Instruction → Transcribe everything in the data word for word. Pictures are left out.

Provided material →
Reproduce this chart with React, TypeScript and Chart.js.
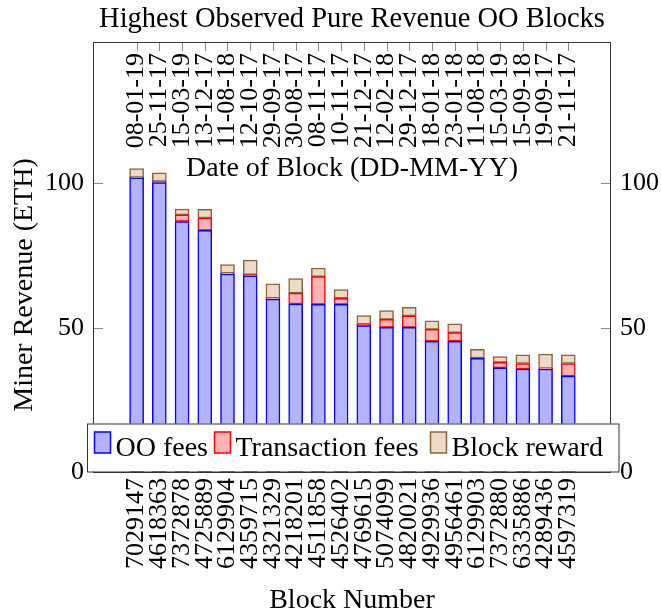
import React, { useEffect, useRef } from 'react';
import { Chart, registerables } from 'chart.js';

Chart.register(...registerables);

const blockNumbers = ['7029147', '4618363', '7372878', '4725889', '6129904', '4359715', '4321329', '4218201', '4511858', '4526402', '4769615', '5074099', '4820021', '4929936', '4956461', '6129903', '7372880', '6335886', '4289436', '4597319'];
const blockDates = ['08-01-19', '25-11-17', '15-03-19', '13-12-17', '11-08-18', '12-10-17', '29-09-17', '30-08-17', '08-11-17', '10-11-17', '21-12-17', '12-02-18', '29-12-17', '18-01-18', '23-01-18', '11-08-18', '15-03-19', '15-09-18', '19-09-17', '21-11-17'];
const ooFees = [101.9, 100.3, 86.8, 83.7, 68.6, 67.95, 59.9, 58.2, 58.1, 58.1, 50.7, 50.1, 50.1, 45.3, 45.3, 39.4, 36.1, 35.7, 35.7, 33.2];
const transactionFees = [0.2, 0.4, 2.3, 4.3, 0.3, 0.45, 0.3, 3.8, 9.6, 2.1, 0.5, 2.8, 4.0, 4.1, 3.0, 0.1, 1.9, 1.9, 0.2, 4.4];
const blockRewards = [3, 3, 2, 3, 3, 5, 5, 5, 3, 3, 3, 3, 3, 3, 3, 3, 2, 3, 5, 3];
const yTickValues = [0, 50, 100];
const seriesNames = ['OO fees', 'Transaction fees', 'Block reward'];

const chartTitle = 'Highest Observed Pure Revenue OO Blocks';
const topAxisTitle = 'Date of Block (DD-MM-YY)';
const xAxisTitle = 'Block Number';
const yAxisTitle = 'Miner Revenue (ETH)';

const FONT = "'Liberation Serif', 'Times New Roman', serif";
const seriesColors = [
  { fill: 'rgb(179,179,255)', stroke: 'rgb(0,0,255)' },
  { fill: 'rgb(255,179,179)', stroke: 'rgb(255,0,0)' },
  { fill: 'rgb(236,217,198)', stroke: 'rgb(140,100,60)' },
];

const overlayPlugin = {
  id: 'overlay',
  afterDraw(chart: any) {
    const { ctx, chartArea: a, scales } = chart;
    const xs = scales.x;
    const ys = scales.y;
    const line = (x1: number, y1: number, x2: number, y2: number) => {
      ctx.beginPath();
      ctx.moveTo(x1, y1);
      ctx.lineTo(x2, y2);
      ctx.stroke();
    };
    ctx.save();
    // inner tick marks
    ctx.strokeStyle = '#8a8a8a';
    ctx.lineWidth = 1;
    yTickValues.forEach((v) => {
      const py = Math.round(ys.getPixelForValue(v)) + 0.5;
      line(a.left, py, a.left + 10, py);
      line(a.right, py, a.right - 10, py);
    });
    blockDates.forEach((_, i) => {
      const px = Math.round(xs.getPixelForValue(i)) + 0.5;
      line(px, a.top, px, a.top + 9);
    });
    // frame
    ctx.strokeStyle = '#333';
    ctx.lineWidth = 1;
    ctx.strokeRect(a.left + 0.5, a.top + 0.5, a.right - a.left - 1, a.bottom - a.top);

    // top date labels (inside plot)
    ctx.fillStyle = '#000';
    ctx.font = `26px ${FONT}`;
    blockDates.forEach((d, i) => {
      ctx.save();
      ctx.translate(xs.getPixelForValue(i), a.top + 11);
      ctx.rotate(-Math.PI / 2);
      ctx.textAlign = 'right';
      ctx.textBaseline = 'middle';
      ctx.fillText(d, 0, 0);
      ctx.restore();
    });

    const cx = (a.left + a.right) / 2;
    ctx.textAlign = 'center';
    ctx.textBaseline = 'alphabetic';
    ctx.font = `28.5px ${FONT}`;
    ctx.fillText(chartTitle, cx, 27);
    ctx.font = `28px ${FONT}`;
    ctx.fillText(topAxisTitle, cx, 176);
    ctx.fillText(xAxisTitle, cx, 608);
    ctx.save();
    ctx.translate(32, 285);
    ctx.rotate(-Math.PI / 2);
    ctx.fillText(yAxisTitle, 0, 0);
    ctx.restore();

    // legend
    const lx = 87, ly = 423.5, lw = 531.5, lh = 48;
    ctx.fillStyle = '#fff';
    ctx.fillRect(lx, ly, lw, lh);
    ctx.strokeStyle = '#333';
    ctx.strokeRect(lx + 0.5, ly + 0.5, lw, lh);
    const swX = [94.5, 214.5, 430.5];
    ctx.textAlign = 'left';
    ctx.lineWidth = 1.5;
    seriesNames.forEach((name, i) => {
      ctx.fillStyle = seriesColors[i].fill;
      ctx.strokeStyle = seriesColors[i].stroke;
      ctx.fillRect(swX[i], 432, 16, 21);
      ctx.strokeRect(swX[i], 432, 16, 21);
      ctx.fillStyle = '#000';
      ctx.fillText(name, swX[i] + 21, 456);
    });
    ctx.restore();
  },
};

export default function App() {
  const ref = useRef<HTMLCanvasElement | null>(null);
  useEffect(() => {
    if (!ref.current) return;
    const series = [ooFees, transactionFees, blockRewards];
    const tickFont = { family: FONT, size: 26 };
    const chart = new Chart(ref.current, {
      type: 'bar',
      data: {
        datasets: series.map((vals, si) => ({
          label: seriesNames[si],
          data: vals.map((v, i) => ({ x: i, y: v })),
          backgroundColor: seriesColors[si].fill,
          borderColor: seriesColors[si].stroke,
          borderWidth: 1.5,
          borderSkipped: false,
          barThickness: 14,
          yAxisID: 'y',
        })),
      },
      options: {
        responsive: false,
        animation: false,
        devicePixelRatio: 1,
        layout: { padding: { top: 42, left: 0, right: 0, bottom: 0 } },
        plugins: { legend: { display: false }, title: { display: false }, tooltip: { enabled: false } },
        scales: {
          x: {
            type: 'linear',
            stacked: true,
            offset: false,
            min: -1.92,
            max: 20.88,
            grid: { display: false, drawTicks: false, offset: false },
            border: { display: false },
            afterBuildTicks: (s: any) => {
              s.ticks = blockNumbers.map((_, i) => ({ value: i }));
            },
            afterFit: (s: any) => {
              s.height = 142;
            },
            ticks: {
              autoSkip: false,
              maxRotation: 90,
              minRotation: 90,
              padding: 6,
              color: '#000',
              font: tickFont,
              callback: (v: any) => blockNumbers[v] ?? '',
            },
          },
          y: {
            position: 'left',
            stacked: true,
            min: 0,
            max: 149,
            grid: { display: false, drawTicks: false },
            border: { display: false },
            afterBuildTicks: (s: any) => {
              s.ticks = yTickValues.map((v) => ({ value: v }));
            },
            afterFit: (s: any) => {
              s.width = 93;
            },
            ticks: { padding: 9, color: '#000', font: tickFont },
          },
          y2: {
            position: 'right',
            min: 0,
            max: 149,
            grid: { display: false, drawTicks: false },
            border: { display: false },
            afterBuildTicks: (s: any) => {
              s.ticks = yTickValues.map((v) => ({ value: v }));
            },
            afterFit: (s: any) => {
              s.width = 50;
            },
            ticks: { padding: 9, color: '#000', font: tickFont },
          },
        },
      } as any,
      plugins: [overlayPlugin],
    });
    return () => chart.destroy();
  }, []);
  return (
    <div style={{ position: 'fixed', left: 0, top: 0, width: 661, height: 614, background: '#fff' }}>
      <canvas ref={ref} width={661} height={614} style={{ display: 'block' }} />
    </div>
  );
}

Task output →
Reproduce this chart with React, TypeScript and Chart.js.
import React, { useEffect, useRef } from 'react';
import { Chart, registerables } from 'chart.js';

Chart.register(...registerables);

const blockNumbers = ['7029147', '4618363', '7372878', '4725889', '6129904', '4359715', '4321329', '4218201', '4511858', '4526402', '4769615', '5074099', '4820021', '4929936', '4956461', '6129903', '7372880', '6335886', '4289436', '4597319'];
const blockDates = ['08-01-19', '25-11-17', '15-03-19', '13-12-17', '11-08-18', '12-10-17', '29-09-17', '30-08-17', '08-11-17', '10-11-17', '21-12-17', '12-02-18', '29-12-17', '18-01-18', '23-01-18', '11-08-18', '15-03-19', '15-09-18', '19-09-17', '21-11-17'];
const ooFees = [101.9, 100.3, 86.8, 83.7, 68.6, 67.95, 59.9, 58.2, 58.1, 58.1, 50.7, 50.1, 50.1, 45.3, 45.3, 39.4, 36.1, 35.7, 35.7, 33.2];
const transactionFees = [0.2, 0.4, 2.3, 4.3, 0.3, 0.45, 0.3, 3.8, 9.6, 2.1, 0.5, 2.8, 4.0, 4.1, 3.0, 0.1, 1.9, 1.9, 0.2, 4.4];
const blockRewards = [3, 3, 2, 3, 3, 5, 5, 5, 3, 3, 3, 3, 3, 3, 3, 3, 2, 3, 5, 3];
const yTickValues = [0, 50, 100];
const seriesNames = ['OO fees', 'Transaction fees', 'Block reward'];

const chartTitle = 'Highest Observed Pure Revenue OO Blocks';
const topAxisTitle = 'Date of Block (DD-MM-YY)';
const xAxisTitle = 'Block Number';
const yAxisTitle = 'Miner Revenue (ETH)';

const FONT = "'Liberation Serif', 'Times New Roman', serif";
const seriesColors = [
  { fill: 'rgb(179,179,255)', stroke: 'rgb(0,0,255)' },
  { fill: 'rgb(255,179,179)', stroke: 'rgb(255,0,0)' },
  { fill: 'rgb(236,217,198)', stroke: 'rgb(140,100,60)' },
];

const overlayPlugin = {
  id: 'overlay',
  afterDraw(chart: any) {
    const { ctx, chartArea: a, scales } = chart;
    const xs = scales.x;
    const ys = scales.y;
    const line = (x1: number, y1: number, x2: number, y2: number) => {
      ctx.beginPath();
      ctx.moveTo(x1, y1);
      ctx.lineTo(x2, y2);
      ctx.stroke();
    };
    ctx.save();
    // inner tick marks
    ctx.strokeStyle = '#8a8a8a';
    ctx.lineWidth = 1;
    yTickValues.forEach((v) => {
      const py = Math.round(ys.getPixelForValue(v)) + 0.5;
      line(a.left, py, a.left + 10, py);
      line(a.right, py, a.right - 10, py);
    });
    blockDates.forEach((_, i) => {
      const px = Math.round(xs.getPixelForValue(i)) + 0.5;
      line(px, a.top, px, a.top + 9);
    });
    // frame
    ctx.strokeStyle = '#333';
    ctx.lineWidth = 1;
    ctx.strokeRect(a.left + 0.5, a.top + 0.5, a.right - a.left - 1, a.bottom - a.top);

    // top date labels (inside plot)
    ctx.fillStyle = '#000';
    ctx.font = `26px ${FONT}`;
    blockDates.forEach((d, i) => {
      ctx.save();
      ctx.translate(xs.getPixelForValue(i), a.top + 11);
      ctx.rotate(-Math.PI / 2);
      ctx.textAlign = 'right';
      ctx.textBaseline = 'middle';
      ctx.fillText(d, 0, 0);
      ctx.restore();
    });

    const cx = (a.left + a.right) / 2;
    ctx.textAlign = 'center';
    ctx.textBaseline = 'alphabetic';
    ctx.font = `28.5px ${FONT}`;
    ctx.fillText(chartTitle, cx, 27);
    ctx.font = `28px ${FONT}`;
    ctx.fillText(topAxisTitle, cx, 176);
    ctx.fillText(xAxisTitle, cx, 608);
    ctx.save();
    ctx.translate(32, 285);
    ctx.rotate(-Math.PI / 2);
    ctx.fillText(yAxisTitle, 0, 0);
    ctx.restore();

    // legend
    const lx = 87, ly = 423.5, lw = 531.5, lh = 48;
    ctx.fillStyle = '#fff';
    ctx.fillRect(lx, ly, lw, lh);
    ctx.strokeStyle = '#333';
    ctx.strokeRect(lx + 0.5, ly + 0.5, lw, lh);
    const swX = [94.5, 214.5, 430.5];
    ctx.textAlign = 'left';
    ctx.lineWidth = 1.5;
    seriesNames.forEach((name, i) => {
      ctx.fillStyle = seriesColors[i].fill;
      ctx.strokeStyle = seriesColors[i].stroke;
      ctx.fillRect(swX[i], 432, 16, 21);
      ctx.strokeRect(swX[i], 432, 16, 21);
      ctx.fillStyle = '#000';
      ctx.fillText(name, swX[i] + 21, 456);
    });
    ctx.restore();
  },
};

export default function App() {
  const ref = useRef<HTMLCanvasElement | null>(null);
  useEffect(() => {
    if (!ref.current) return;
    const series = [ooFees, transactionFees, blockRewards];
    const tickFont = { family: FONT, size: 26 };
    const chart = new Chart(ref.current, {
      type: 'bar',
      data: {
        datasets: series.map((vals, si) => ({
          label: seriesNames[si],
          data: vals.map((v, i) => ({ x: i, y: v })),
          backgroundColor: seriesColors[si].fill,
          borderColor: seriesColors[si].stroke,
          borderWidth: 1.5,
          borderSkipped: false,
          barThickness: 14,
          yAxisID: 'y',
        })),
      },
      options: {
        responsive: false,
        animation: false,
        devicePixelRatio: 1,
        layout: { padding: { top: 42, left: 0, right: 0, bottom: 0 } },
        plugins: { legend: { display: false }, title: { display: false }, tooltip: { enabled: false } },
        scales: {
          x: {
            type: 'linear',
            stacked: true,
            offset: false,
            min: -1.92,
            max: 20.88,
            grid: { display: false, drawTicks: false, offset: false },
            border: { display: false },
            afterBuildTicks: (s: any) => {
              s.ticks = blockNumbers.map((_, i) => ({ value: i }));
            },
            afterFit: (s: any) => {
              s.height = 142;
            },
            ticks: {
              autoSkip: false,
              maxRotation: 90,
              minRotation: 90,
              padding: 6,
              color: '#000',
              font: tickFont,
              callback: (v: any) => blockNumbers[v] ?? '',
            },
          },
          y: {
            position: 'left',
            stacked: true,
            min: 0,
            max: 149,
            grid: { display: false, drawTicks: false },
            border: { display: false },
            afterBuildTicks: (s: any) => {
              s.ticks = yTickValues.map((v) => ({ value: v }));
            },
            afterFit: (s: any) => {
              s.width = 93;
            },
            ticks: { padding: 9, color: '#000', font: tickFont },
          },
          y2: {
            position: 'right',
            min: 0,
            max: 149,
            grid: { display: false, drawTicks: false },
            border: { display: false },
            afterBuildTicks: (s: any) => {
              s.ticks = yTickValues.map((v) => ({ value: v }));
            },
            afterFit: (s: any) => {
              s.width = 50;
            },
            ticks: { padding: 9, color: '#000', font: tickFont },
          },
        },
      } as any,
      plugins: [overlayPlugin],
    });
    return () => chart.destroy();
  }, []);
  return (
    <div style={{ position: 'fixed', left: 0, top: 0, width: 661, height: 614, background: '#fff' }}>
      <canvas ref={ref} width={661} height={614} style={{ display: 'block' }} />
    </div>
  );
}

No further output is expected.